The social media campaign will run on Instagram until September 30. ILSA member Taylor Day, Law’22, says, “We are aiming to inform the general public on not only the residential school system, but also the after-effects that continue today within Indigenous communities. When the children’s remains were found at the locations of former residential schools this summer, not one Indigenous person was surprised. Personally, I recall my family members discussing residential schools in front of me at a very young age. The detail included within the stories passed down from generation to generation, family to family, were so gruesome and frightening – traumatic visuals for a young child who had yet to understand what being ‘Indian’ even meant.”

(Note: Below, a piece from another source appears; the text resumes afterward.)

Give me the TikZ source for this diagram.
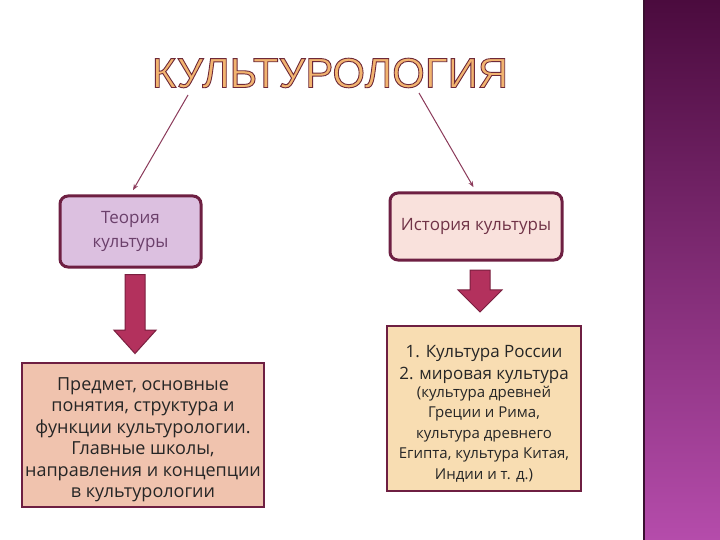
\documentclass[tikz,border=0pt]{standalone}
\usepackage{fontspec}
\setmainfont{Open Sans}
\newfontfamily\titlefont{Liberation Sans}
\usepackage{xcolor}
\usetikzlibrary{arrows.meta,positioning,shapes.arrows}

\definecolor{boxline}{HTML}{6E1F42}
\definecolor{linecol}{HTML}{8B3A5A}
\definecolor{theoryfill}{HTML}{DCC0E0}
\definecolor{historyfill}{HTML}{F9E1DC}
\definecolor{subjectfill}{HTML}{F0C3AE}
\definecolor{worldfill}{HTML}{F8DDB2}
\definecolor{arrfill}{HTML}{B3315D}
\definecolor{arrline}{HTML}{7A1F3F}
\definecolor{titlefill}{HTML}{F2B470}
\definecolor{bandtop}{HTML}{4B0B3E}
\definecolor{bandbot}{HTML}{B54CAB}
\definecolor{bandedge}{HTML}{3A1030}

% outlined letters for the heading
\newcommand\outlined[1]{\special{pdf:literal 2 Tr 0.9 w 0.43 0.16 0.22 RG}#1\special{pdf:literal 0 Tr}}

\begin{document}
\begin{tikzpicture}[x=1pt, y=-1pt,
    topbox/.style={rectangle, draw=boxline, line width=3pt, rounded corners=8pt, align=center, inner sep=3pt, font=\fontsize{17}{24}\selectfont},
    textbox/.style={rectangle, draw=boxline, line width=2.5pt, align=center, inner sep=3pt, text=black!85},
    thinarrow/.style={-{Stealth[length=6pt,width=4.5pt]}, draw=linecol, line width=1pt, shorten >=5pt},
    blockarrow/.style={single arrow, draw=arrline, fill=arrfill, line width=1pt, shape border rotate=270, inner sep=9.5pt}
]
\useasboundingbox (0,0) rectangle (720,540);
\fill[white] (0,0) rectangle (720,540);

% right band
\shade[top color=bandtop, bottom color=bandbot] (644,0) rectangle (720,540);
\draw[bandedge, line width=2pt] (644,0) -- (644,540);

% heading
\node[text=titlefill, font=\titlefont\fontsize{42}{42}\selectfont] (title) at (330,73) {\outlined{КУЛЬТУРОЛОГИЯ}};

\node[topbox, fill=theoryfill, text=violet!45!black!75, minimum width=141pt, minimum height=71pt] (theory) at (130.5,231.5) {Теория\\культуры};
\node[topbox, fill=historyfill, text=black!60!purple!80, minimum width=172pt, minimum height=67pt] (history) at (476,226.5) {История культуры};

\coordinate (tl) at (188,95);
\coordinate (tr) at (419,93);
\draw[thinarrow] (tl) -- (theory.north);
\draw[thinarrow] (tr) -- (history.north);

\node[blockarrow, minimum height=79pt, minimum width=41pt, single arrow head extend=11pt, single arrow tip angle=84] (arrL) at (135,308.5) {};
\node[blockarrow, minimum height=42pt, minimum width=44pt, single arrow head extend=12pt, single arrow tip angle=90] (arrR) at (480,286) {};

\node[textbox, fill=subjectfill, minimum width=240pt, minimum height=144pt, font=\fontsize{18}{21.5}\selectfont] (subject) at (143,435)
  {\rule{0pt}{22pt}Предмет, основные\\понятия, структура и\\функции культурологии.\\Главные школы,\\направления и концепции\\в культурологии};
\node[textbox, fill=worldfill, minimum width=194pt, minimum height=165pt, font=\fontsize{15}{20.5}\selectfont] (world) at (484,408.5)
  {{\fontsize{17}{20.5}\selectfont\rule{0pt}{23pt}1. Культура России}\\[1.5pt]{\fontsize{17}{20.5}\selectfont 2. мировая культура}\\[-3pt]
   (культура древней\\Греции и Рима,\\культура древнего\\Египта, культура Китая,\\Индии и т. д.)};
\end{tikzpicture}
\end{document}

Information provided in the campaign will include the history of church-run and federally-run residential schools, why Orange Shirt Day is on September 30, how Orange Shirt Day is different from the new federal statutory holiday, and how people can get involved with local Indigenous initiatives.
ILSA members will be selling orange “Every Child Matters” hoodies outside of both the Law building and Stauffer Library on September 30 from 9:00 a.m. until they’re sold out. “Come early!” Day advises. “We hope to remind students and staff to wear something orange in support of Orange Shirt Day.” Hoodies will be available for a minimum donation of $30. Net proceeds from sales, as well as donations, are being given to the Orange Shirt Society.
Day says to the Queen’s community, “Start conversations with your non-Indigenous classmates about the events going on, the ILSA social media campaign, and greater ongoing Indigenous issues – do not save these conversations only for your Indigenous classmates or friends.”